No son de recibo las críticas amenazadoras de ese fundamentalismo laicista
ReligionConfidencial.com
Las recientes pintadas en iglesias de Barcelona, a modo de terrible conmemoración histórica del centenario de la Semana Trágica, confirma el tremendo riesgo que comportan los fundamentalismos para la convivencia social. Lo grave es que se comienza por la ausencia de razones, que excluye el diálogo, y se termina en violencias que pueden llegar a terrorismos execrables.
El fundamentalismo laicista, como se acaba de comprobar también en la campaña contra el presidente del Consejo del Poder Judicial, es incapaz de dar argumentos intelectuales; sólo de excluir a quienes no piensan como ellos. Justamente lo contrario de lo que aprendieron a vivir los cristianos desde los comienzos.
Muchas veces se ha citado un texto paradigmático de la primera epístola de San Pedro: el Apóstol invita a no tener miedo ante posibles intimidaciones y a estar siempre dispuestos a dar razón de la propia esperanza a todo el que la pida; y añade un matiz muy claro y actual: con mansedumbre y respeto, y teniendo limpia la conciencia, para que quienes calumnian vuestra buena conducta en Cristo, queden confundidos en aquello que os critican (3, 14-16).
A veces, se invocan la Modernidad y las Luces como remedios históricos que habrían liberado a Europa de las cavernas religiosas. Pero la Ilustración no era así. También en el plano de las creencias se impone matar a Montesquieu para sacar adelante el laicismo. De hecho, en El espíritu de las leyes, el Barón llega a escribir: el que no tiene religión es como un animal terrible que sólo siente su libertad cuando desgarra y devora. Era consciente de los posibles abusos cometidos desde la religión, pero prefería contrarrestarlos a defender el ateísmo.

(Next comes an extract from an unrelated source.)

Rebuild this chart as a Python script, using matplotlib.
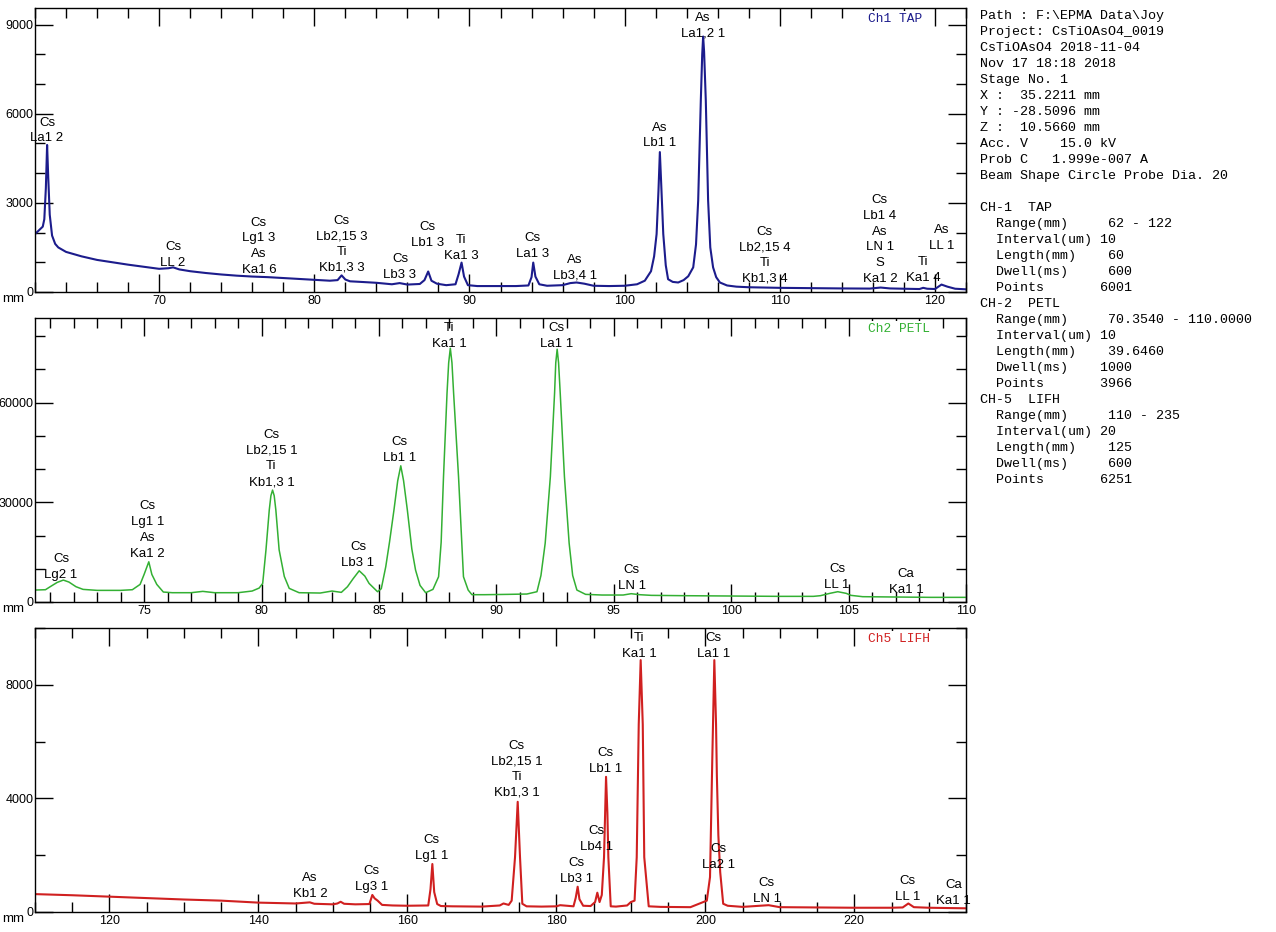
import matplotlib.pyplot as plt
from matplotlib.ticker import MultipleLocator

# ---- Ch1 TAP spectrum (mm, counts) ----
ch1_mm = [62.0, 62.3, 62.5, 62.6, 62.7, 62.78, 62.85, 62.95, 63.1, 63.3, 63.5, 64, 65, 66, 67, 68, 69, 70,
          70.6, 70.9, 71.3, 72, 73, 74, 75, 76, 77, 78, 79, 80, 81, 81.5, 81.76, 82.0, 82.3, 83, 84, 85,
          85.5, 86, 86.8, 87.1, 87.34, 87.55, 87.9, 88.5, 89.1, 89.3, 89.49, 89.65, 89.9, 90.5, 91, 92,
          93, 93.8, 94.0, 94.11, 94.25, 94.5, 95, 96, 96.5, 96.9, 97.4, 98, 99, 100, 100.8, 101.3, 101.7,
          101.9, 102.06, 102.18, 102.27, 102.36, 102.49, 102.65, 102.8, 103.1, 103.45, 103.8, 104.1,
          104.42, 104.6, 104.74, 104.91, 105.0, 105.06, 105.12, 105.23, 105.38, 105.52, 105.7, 105.9,
          106.14, 106.6, 107.2, 108, 110, 112, 114, 115.8, 116.5, 117.1, 118, 119.0, 119.24, 119.5,
          120.0, 120.42, 120.8, 121.3, 122]
ch1_counts = [1950, 2100, 2200, 2450, 3500, 4950, 3900, 2600, 1900, 1620, 1500, 1350, 1200, 1080, 1000, 920,
              850, 780, 800, 830, 760, 700, 640, 590, 550, 520, 500, 470, 440, 410, 380, 400, 560, 420,
              360, 340, 310, 260, 300, 250, 270, 400, 690, 380, 280, 230, 260, 600, 990, 520, 230, 200,
              200, 200, 200, 220, 500, 990, 520, 260, 210, 230, 300, 320, 280, 210, 200, 210, 260, 380,
              700, 1200, 1950, 3400, 4710, 3600, 1950, 900, 430, 340, 320, 400, 530, 830, 1600, 3080,
              6460, 8000, 8600, 8100, 6460, 3080, 1500, 830, 500, 320, 220, 180, 160, 140, 130, 120, 115,
              150, 120, 110, 100, 140, 110, 100, 250, 180, 110, 90]

# ---- Ch2 PETL spectrum ----
ch2_mm = [70.354, 70.8, 71.0, 71.3, 71.56, 71.8, 72.1, 72.4, 73, 74, 74.5, 74.83, 75.0, 75.2, 75.33, 75.54,
          75.82, 76.2, 77, 77.5, 78, 79, 79.6, 79.9, 80.05, 80.19, 80.33, 80.4, 80.47, 80.54, 80.61, 80.75,
          80.97, 81.18, 81.6, 82.5, 83.0, 83.4, 83.66, 83.9, 84.16, 84.4, 84.58, 84.94, 85.1, 85.29, 85.45,
          85.64, 85.8, 85.93, 86.05, 86.21, 86.4, 86.56, 86.75, 86.99, 87.3, 87.54, 87.65, 87.75, 87.9,
          87.97, 88.04, 88.11, 88.18, 88.39, 88.6, 88.8, 88.96, 89.5, 90.5, 91.3, 91.73, 91.9, 92.08, 92.3,
          92.48, 92.53, 92.59, 92.65, 92.72, 92.9, 93.1, 93.25, 93.43, 93.8, 94.5, 95.4, 95.74, 96.1, 96.6,
          98, 100, 102, 103.5, 103.8, 104.2, 104.54, 104.9, 105.1, 105.6, 107, 108.5, 110]
ch2_counts = [3600, 3700, 4600, 5900, 6600, 6000, 4600, 3800, 3500, 3500, 3700, 5300, 8300, 12100, 8300,
              5300, 3000, 2800, 2800, 3200, 2800, 2800, 3300, 4200, 5600, 15700, 27700, 32000, 33700, 32000,
              27700, 15700, 7700, 4100, 2800, 2700, 3300, 2900, 4600, 7000, 9400, 7800, 5600, 3100, 4000,
              10600, 18000, 27700, 36500, 41000, 36500, 27700, 16000, 9600, 5000, 2800, 3800, 7600, 18000,
              37700, 62900, 72000, 76400, 72000, 62900, 37700, 7600, 3600, 2200, 2200, 2300, 2400, 3100,
              8000, 17700, 37700, 62900, 72000, 76100, 72000, 62900, 37700, 17700, 8000, 3600, 2300, 2100,
              2100, 2500, 2200, 2000, 1900, 1800, 1700, 1700, 1900, 2600, 3100, 2600, 2000, 1600, 1500,
              1400, 1400]

# ---- Ch5 LIFH spectrum ----
ch5_mm = [110, 115, 120, 125, 130, 135, 140, 145, 146.9, 147.5, 150, 150.6, 151.04, 151.5, 153, 154.9,
          155.29, 155.6, 156, 156.6, 158, 160, 162.8, 163.1, 163.35, 163.6, 164, 164.5, 166, 170, 172.4,
          172.9, 173.6, 174.0, 174.45, 174.81, 175.12, 175.43, 176, 178, 180, 180.5, 182.3, 182.6,
          182.86, 183.1, 183.6, 184.6, 185.2, 185.5, 185.8, 186.1, 186.4, 186.67, 186.85, 186.98, 187.3,
          188, 189.5, 190.0, 190.5, 190.79, 191.06, 191.32, 191.6, 191.8, 192.4, 194, 198, 200.2,
          200.63, 200.94, 201.21, 201.44, 201.55, 201.75, 202.0, 202.4, 203, 205, 208.5, 210, 215, 220,
          225, 226.5, 227.26, 228, 230, 235]
ch5_counts = [630, 590, 540, 490, 440, 400, 330, 300, 340, 290, 270, 300, 360, 290, 270, 280, 600, 480,
              400, 250, 230, 220, 230, 800, 1690, 700, 280, 210, 200, 190, 230, 300, 250, 400, 1930,
              3880, 1930, 290, 200, 190, 200, 240, 200, 500, 890, 450, 220, 210, 350, 680, 350, 600,
              1930, 4760, 3500, 1930, 200, 190, 230, 350, 400, 1930, 6610, 8870, 6610, 1930, 200, 180,
              170, 400, 1230, 5440, 8870, 6610, 4800, 2700, 1400, 290, 220, 180, 240, 170, 160, 150, 150,
              160, 300, 170, 150, 130]

# ---- peak labels: (mm, counts at label bottom, text) ----
ch1_lab_mm = [62.77, 70.89, 76.43, 81.78, 85.52, 87.32, 89.45, 94.09, 96.79, 102.27, 105.04, 109.04,
              116.45, 119.22, 120.44]
ch1_lab_y = [4970, 780, 540, 610, 370, 1450, 1010, 1080, 340, 4800, 8490, 240, 240, 270, 1350]
ch1_lab_txt = ['Cs\nLa1 2', 'Cs\nLL 2', 'Cs\nLg1 3\nAs\nKa1 6', 'Cs\nLb2,15 3\nTi\nKb1,3 3', 'Cs\nLb3 3',
               'Cs\nLb1 3', 'Ti\nKa1 3', 'Cs\nLa1 3', 'As\nLb3,4 1', 'As\nLb1 1', 'As\nLa1,2 1',
               'Cs\nLb2,15 4\nTi\nKb1,3 4', 'Cs\nLb1 4\nAs\nLN 1\nS\nKa1 2', 'Ti\nKa1 4', 'As\nLL 1']

ch2_lab_mm = [71.46, 75.15, 80.42, 84.11, 85.89, 88.0, 92.57, 95.77, 104.51, 107.45]
ch2_lab_y = [6300, 12700, 34300, 9900, 41600, 75900, 75900, 3000, 3300, 1800]
ch2_lab_txt = ['Cs\nLg2 1', 'Cs\nLg1 1\nAs\nKa1 2', 'Cs\nLb2,15 1\nTi\nKb1,3 1', 'Cs\nLb3 1', 'Cs\nLb1 1',
               'Ti\nKa1 1', 'Cs\nLa1 1', 'Cs\nLN 1', 'Cs\nLL 1', 'Ca\nKa1 1']

ch5_lab_mm = [146.92, 155.2, 163.26, 174.67, 182.73, 185.41, 186.62, 191.14, 201.07, 201.74, 208.24,
              227.18, 233.3]
ch5_lab_y = [420, 670, 1760, 3980, 950, 2080, 4820, 8870, 8870, 1440, 250, 320, 180]
ch5_lab_txt = ['As\nKb1 2', 'Cs\nLg3 1', 'Cs\nLg1 1', 'Cs\nLb2,15 1\nTi\nKb1,3 1', 'Cs\nLb3 1', 'Cs\nLb4 1',
               'Cs\nLb1 1', 'Ti\nKa1 1', 'Cs\nLa1 1', 'Cs\nLa2 1', 'Cs\nLN 1', 'Cs\nLL 1', 'Ca\nKa1 1']

info_lines = [
    'Path : F:\\EPMA Data\\Joy',
    'Project: CsTiOAsO4_0019',
    'CsTiOAsO4 2018-11-04',
    'Nov 17 18:18 2018',
    'Stage No. 1',
    'X :  35.2211 mm',
    'Y : -28.5096 mm',
    'Z :  10.5660 mm',
    'Acc. V    15.0 kV',
    'Prob C   1.999e-007 A',
    'Beam Shape Circle Probe Dia. 20',
    '',
    'CH-1  TAP',
    '  Range(mm)     62 - 122',
    '  Interval(um) 10',
    '  Length(mm)    60',
    '  Dwell(ms)     600',
    '  Points       6001',
    'CH-2  PETL',
    '  Range(mm)     70.3540 - 110.0000',
    '  Interval(um) 10',
    '  Length(mm)    39.6460',
    '  Dwell(ms)    1000',
    '  Points       3966',
    'CH-5  LIFH',
    '  Range(mm)     110 - 235',
    '  Interval(um) 20',
    '  Length(mm)    125',
    '  Dwell(ms)     600',
    '  Points       6251',
]

W, H = 1276, 932
fig = plt.figure(figsize=(W / 100, H / 100), dpi=100)
plt.rcParams['font.family'] = ['Liberation Sans', 'DejaVu Sans']

panels = [
    dict(top=8, x=ch1_mm, y=ch1_counts, color='#1c1c8c', xlim=(62, 122), ylim=(0, 9560),
         xmaj=10, xmin=2, ymaj=3000, ymin=1000, title='Ch1 TAP', lw=1.5,
         lx=ch1_lab_mm, ly=ch1_lab_y, lt=ch1_lab_txt),
    dict(top=318, x=ch2_mm, y=ch2_counts, color='#33b033', xlim=(70.354, 110), ylim=(0, 85500),
         xmaj=5, xmin=1, ymaj=30000, ymin=10000, title='Ch2 PETL', lw=1.1,
         lx=ch2_lab_mm, ly=ch2_lab_y, lt=ch2_lab_txt),
    dict(top=628, x=ch5_mm, y=ch5_counts, color='#d02020', xlim=(110, 235), ylim=(0, 10000),
         xmaj=20, xmin=5, ymaj=4000, ymin=2000, title='Ch5 LIFH', lw=1.5,
         lx=ch5_lab_mm, ly=ch5_lab_y, lt=ch5_lab_txt),
]

for p in panels:
    ax = fig.add_axes([35 / W, 1 - (p['top'] + 284) / H, 931 / W, 284 / H])
    ax.plot(p['x'], p['y'], color=p['color'], lw=p['lw'])
    ax.set_xlim(*p['xlim'])
    ax.set_ylim(*p['ylim'])
    ax.xaxis.set_major_locator(MultipleLocator(p['xmaj']))
    ax.xaxis.set_minor_locator(MultipleLocator(p['xmin']))
    ax.yaxis.set_major_locator(MultipleLocator(p['ymaj']))
    ax.yaxis.set_minor_locator(MultipleLocator(p['ymin']))
    ax.tick_params(which='both', direction='in', top=True, right=True, labelsize=9, pad=2, width=1)
    ax.tick_params(which='major', length=13)
    ax.tick_params(which='minor', length=7)
    ax.tick_params(axis='y', pad=1)
    for s in ax.spines.values():
        s.set_linewidth(1)
    for xx, yy, tt in zip(p['lx'], p['ly'], p['lt']):
        ax.text(xx, yy, tt, ha='center', va='bottom', fontsize=9.5, linespacing=1.42, clip_on=False)
    ax.text(0.895, 0.962, p['title'], transform=ax.transAxes, color=p['color'],
            family='Liberation Mono', fontsize=9.3, va='center', ha='left', zorder=5,
            bbox=dict(facecolor='white', edgecolor='none', pad=1.5))
    fig.text(2 / W, 1 - (p['top'] + 291) / H, 'mm', fontsize=9.5, va='center', ha='left')

for i, line in enumerate(info_lines):
    fig.text(980 / W, 1 - (16 + 16 * i) / H, line, family='Liberation Mono', fontsize=9.6,
             va='center', ha='left')

fig.savefig('out.png', dpi=100)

Algo semejante sucedió con Voltaire a pesar del terremoto de Lisboa y Rousseau, aunque en ellos se da cierto avance hacia lo que vemos ahora: instrumentalizaban la fe a favor de la paz social; en el fondo, llegaban a construir una síntesis entre religión natural y civil. Pero en modo alguno eran ateos, ni hombres sin conciencia. Al contrario, la profesión de fe del vicario saboyano fijaba los principios fundamentales de una religión universal apoyada en la conciencia, con incidencia directa en las conductas.
Ignoro el papel que el entonces Cardenal Ratzinger tuvo en la elaboración de la Encíclica Fides et Ratio, una de las más importantes del pontificado de Juan Pablo II. Pero el eco de ese diálogo cultural entre creencia y razón está continuamente presente en su Magisterio pontificio, como antes en su trabajo teológico. No podía ser de otro modo en quien tanto cultivó el pensamiento de san Agustín, un Padre de la Iglesia cumbre en el profundo cambio de civilización que se produjo en sus días. Y lo ha mostrado hasta la saciedad en sus diálogos con intelectuales de renombre, comenzando por Jürgen Habermas.
No son de recibo las críticas amenazadoras de ese fundamentalismo laicista, aunque cale en las conciencias a base de repetirse, no por la fuerza de argumentos inexistentes. Empobrece repito la convivencia social, y cultiva las raíces de la denostada y denostable intolerancia. Algo muy distinto del escándalo ante el mal, que no pudo superar Voltaire tras la tragedia de Lisboa.